I also did it for the word Imam. And also, interestingly, you can see those very negative spikes in several periods, same for Burkina Faso. And why, again, you might ask, in both countries, the imamate has consistently proved to be the main source of discord among the Muslim community. And in some cases, the disputes have turned violent and the mosques involved have been closed by the authorities. So this might explain also why the tone was very negative or mostly negative over the years.

So if we go down, obviously with terrorism, it's negative. And I will skip a few. You see laïcité, secularism. Again, what happened here, then you can use those methods to really highlight some specific years and then go in the corpus to do some close reading. And I want to finish this one with a specific association. And you see the Mouvement Sunnite. So the Mouvement Sunnite is the main Salafi association in Burkina Faso. And in the 1990s and early 2000s, serious internal disagreements led to a shooting in a mosque, which left several injured and even one dead, if I remember correctly, and led to the closure of the mosque. And as you can see, in fact, in the 1990s and early 2000, it was very, very negative. So then again, it makes sense the result that we got from the sentiment analysis.

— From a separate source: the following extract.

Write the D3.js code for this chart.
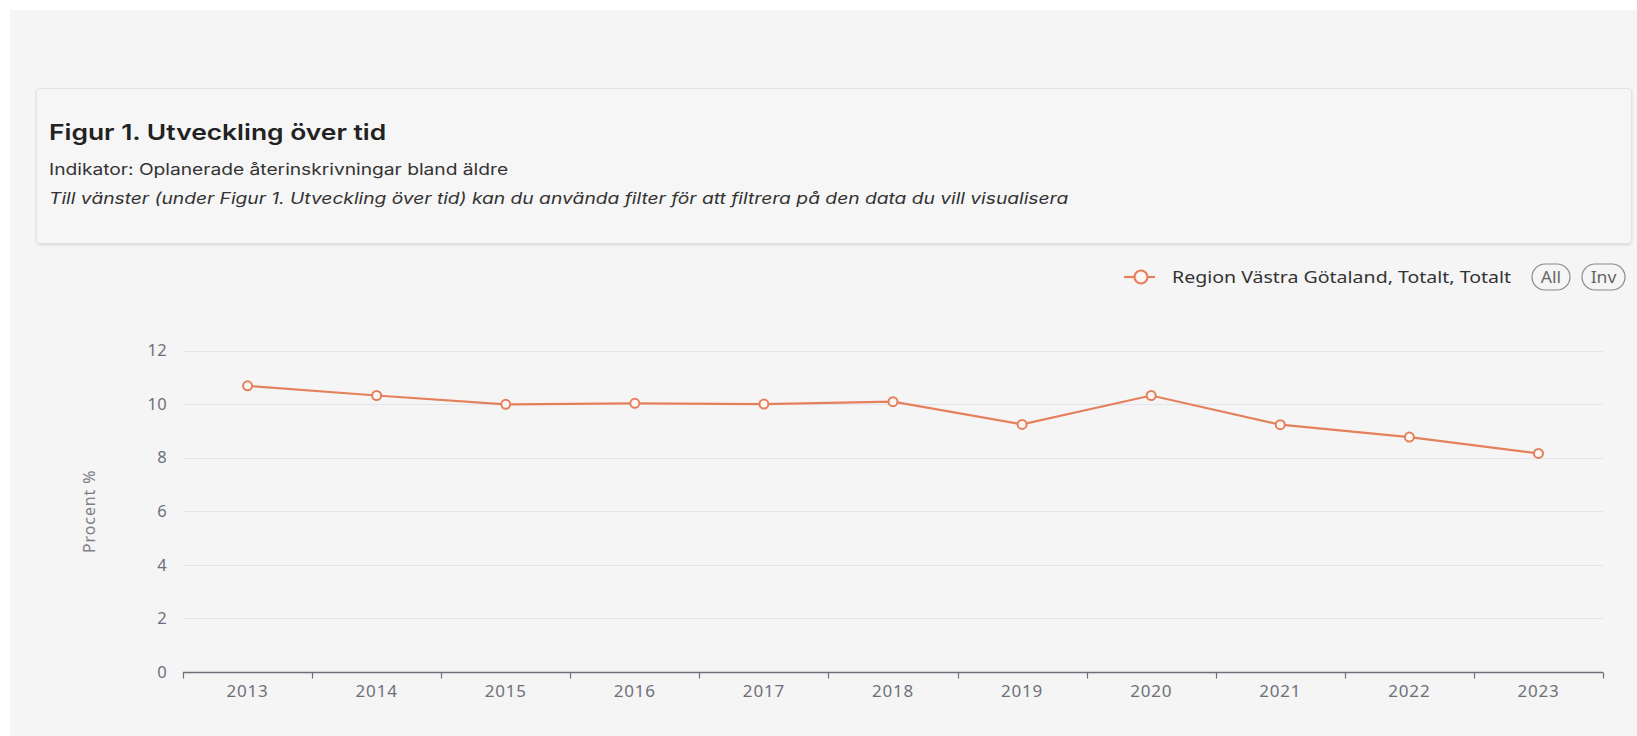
<!DOCTYPE html>
<html>
<head>
<meta charset="utf-8">
<script src="https://cdn.jsdelivr.net/npm/d3@7"></script>
<style>
  body { margin: 0; background: #ffffff; }
  #container { width: 1637px; height: 736px; }
</style>
</head>
<body>
<div id="container"></div>
<script>
/* CONSTANTS AND GLOBALS */
const width = 1637,
  height = 736,
  margin = { top: 350.5, bottom: 64, left: 183, right: 34 };

/* DATA */
const years = ["2013", "2014", "2015", "2016", "2017", "2018", "2019", "2020", "2021", "2022", "2023"];
const values = [10.68, 10.32, 9.99, 10.03, 10.0, 10.09, 9.24, 10.32, 9.23, 8.77, 8.16];
const yTicks = [0, 2, 4, 6, 8, 10, 12];
const seriesName = "Region Västra Götaland, Totalt, Totalt";
const titleText = "Figur 1. Utveckling över tid";
const subtitleText = "Indikator: Oplanerade återinskrivningar bland äldre";
const noteText = "Till vänster (under Figur 1. Utveckling över tid) kan du använda filter för att filtrera på den data du vill visualisera";
const yAxisName = "Procent %";

const lineColor = "#e5805d";

/* HTML ELEMENTS */
const svg = d3.select("#container")
  .append("svg")
  .attr("width", width)
  .attr("height", height)
  .style("font-family", "'Noto Sans', sans-serif");

// page background (light grey panel, white strip on top/left)
svg.append("rect")
  .attr("x", 10).attr("y", 10)
  .attr("width", width - 10).attr("height", height - 10)
  .attr("fill", "#f5f5f5");

/* header card */
const defs = svg.append("defs");
const shadow = defs.append("filter").attr("id", "shadow")
  .attr("x", "-2%").attr("y", "-10%").attr("width", "104%").attr("height", "125%");
shadow.append("feDropShadow")
  .attr("dx", 0).attr("dy", 1).attr("stdDeviation", 1.2)
  .attr("flood-color", "#000").attr("flood-opacity", 0.12);

svg.append("rect")
  .attr("x", 36.5).attr("y", 88.5)
  .attr("width", 1595).attr("height", 155)
  .attr("rx", 3)
  .attr("fill", "#f6f6f6")
  .attr("stroke", "#e3e3e3")
  .attr("filter", "url(#shadow)");

// the screenshot's text is a bit wider than the fonts we have, so stretch it sideways
const header = svg.append("g")
  .attr("transform", "translate(49, 0) scale(1.2, 1)")
  .style("font-family", "Inter, sans-serif");
header.append("text")
  .attr("x", 0).attr("y", 140)
  .attr("font-size", 22).attr("font-weight", 600)
  .attr("fill", "#222")
  .text(titleText);
header.append("text")
  .attr("x", 0).attr("y", 175)
  .attr("font-size", 16)
  .attr("fill", "#333")
  .text(subtitleText);
header.append("text")
  .attr("x", 0).attr("y", 204)
  .attr("font-size", 16).attr("font-style", "italic")
  .attr("fill", "#333")
  .text(noteText);

/* SCALES */
const xScale = d3.scaleBand()
  .domain(years)
  .range([margin.left, width - margin.right]);

const yScale = d3.scaleLinear()
  .domain([0, 12])
  .range([height - margin.bottom, margin.top]);

/* GRID */
svg.append("g")
  .selectAll("line")
  .data(yTicks.filter(d => d > 0))
  .join("line")
  .attr("x1", margin.left)
  .attr("x2", width - margin.right)
  .attr("y1", d => Math.round(yScale(d)) + 0.5)
  .attr("y2", d => Math.round(yScale(d)) + 0.5)
  .attr("stroke", "#e2e4ea");

/* AXES */
const yAxis = d3.axisLeft(yScale)
  .tickValues(yTicks)
  .tickSize(0)
  .tickPadding(16);
const yG = svg.append("g")
  .attr("transform", `translate(${margin.left}, 0)`)
  .call(yAxis);
yG.select(".domain").remove();
yG.selectAll("text")
  .attr("font-size", 16.5)
  .attr("letter-spacing", 0.3)
  .attr("font-family", "'Noto Sans', sans-serif")
  .attr("fill", "#6e7079");

const xAxis = d3.axisBottom(xScale).tickSize(0).tickPadding(12);
const xG = svg.append("g")
  .attr("transform", `translate(0, ${Math.round(yScale(0)) + 0.5})`)
  .call(xAxis);
xG.select(".domain")
  .attr("d", `M${margin.left},0H${width - margin.right}`)
  .attr("stroke", "#6e7079")
  .attr("stroke-width", 1.5);
xG.selectAll("text")
  .attr("font-size", 17)
  .attr("letter-spacing", 0.8)
  .attr("font-family", "'Noto Sans', sans-serif")
  .attr("fill", "#6e7079");

// tick marks on band boundaries
const boundaries = years.map(d => xScale(d)).concat([xScale.range()[1]]);
xG.selectAll(".bound")
  .data(boundaries)
  .join("line")
  .attr("class", "bound")
  .attr("x1", d => Math.round(d) + 0.5)
  .attr("x2", d => Math.round(d) + 0.5)
  .attr("y1", 0).attr("y2", 6)
  .attr("stroke", "#6e7079")
  .attr("stroke-width", 1.2);

// y axis name
svg.append("text")
  .attr("transform", `translate(95, ${yScale(6)}) rotate(-90)`)
  .attr("text-anchor", "middle")
  .attr("font-size", 16)
  .attr("letter-spacing", 0.9)
  .attr("fill", "#7d7f87")
  .text(yAxisName);

/* LINE */
const data = years.map((y, i) => ({ year: y, value: values[i] }));
const cx = d => xScale(d.year) + xScale.bandwidth() / 2;

svg.append("path")
  .datum(data)
  .attr("fill", "none")
  .attr("stroke", lineColor)
  .attr("stroke-width", 2.2)
  .attr("d", d3.line().x(cx).y(d => yScale(d.value)));

svg.selectAll(".pt")
  .data(data)
  .join("circle")
  .attr("class", "pt")
  .attr("cx", cx)
  .attr("cy", d => yScale(d.value))
  .attr("r", 4.5)
  .attr("fill", "#fdf6f2")
  .attr("stroke", lineColor)
  .attr("stroke-width", 2);

/* LEGEND */
const legend = svg.append("g").attr("transform", "translate(0, 277)");
legend.append("line")
  .attr("x1", 1124).attr("x2", 1155)
  .attr("stroke", lineColor).attr("stroke-width", 2.2);
legend.append("circle")
  .attr("cx", 1141).attr("r", 6.5)
  .attr("fill", "#fdf6f2")
  .attr("stroke", lineColor).attr("stroke-width", 2.2);
legend.append("text")
  .attr("transform", "translate(1172, 0) scale(1.15, 1)")
  .attr("dy", "0.35em")
  .attr("font-size", 17)
  .attr("fill", "#333")
  .text(seriesName);

const pills = [{ label: "All", x: 1532, w: 38 }, { label: "Inv", x: 1582, w: 43 }];
const pill = legend.selectAll(".pill")
  .data(pills)
  .join("g")
  .attr("class", "pill");
pill.append("rect")
  .attr("x", d => d.x).attr("y", -13)
  .attr("width", d => d.w).attr("height", 26)
  .attr("rx", 13)
  .attr("fill", "none")
  .attr("stroke", "#8a8a8a").attr("stroke-width", 1.2);
pill.append("text")
  .attr("transform", d => `translate(${d.x + d.w / 2}, 0) scale(1.1, 1)`)
  .attr("dy", "0.35em")
  .attr("text-anchor", "middle")
  .attr("font-size", 16)
  .attr("fill", "#666")
  .text(d => d.label);
</script>
</body>
</html>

And there's a last one also. I created a heat map for the newspaper articles from Burkina Faso. This heat map shows the concentration of mention of articles in different locations. This visualization uses a color gradient to indicate the relative frequency of mentions with areas of heightened focus appearing at hot spots through more intense coloring. You can zoom in and zoom out. Obviously cities in Burkina Faso here are featuring more prominently in the newspaper articles, but you can also see that Saudi Arabia here and also Palestine is quite mentioned frequently in the corpus of newspaper articles.

There's even more, but I think I will stop there. You can go to the website to see yourself. I know it's a lot to digest and we could have spent several minutes on each visualization, but I hope that this has given you an idea of the wide range of computational analysis that we can perform on the data from the Islam West Africa Collection.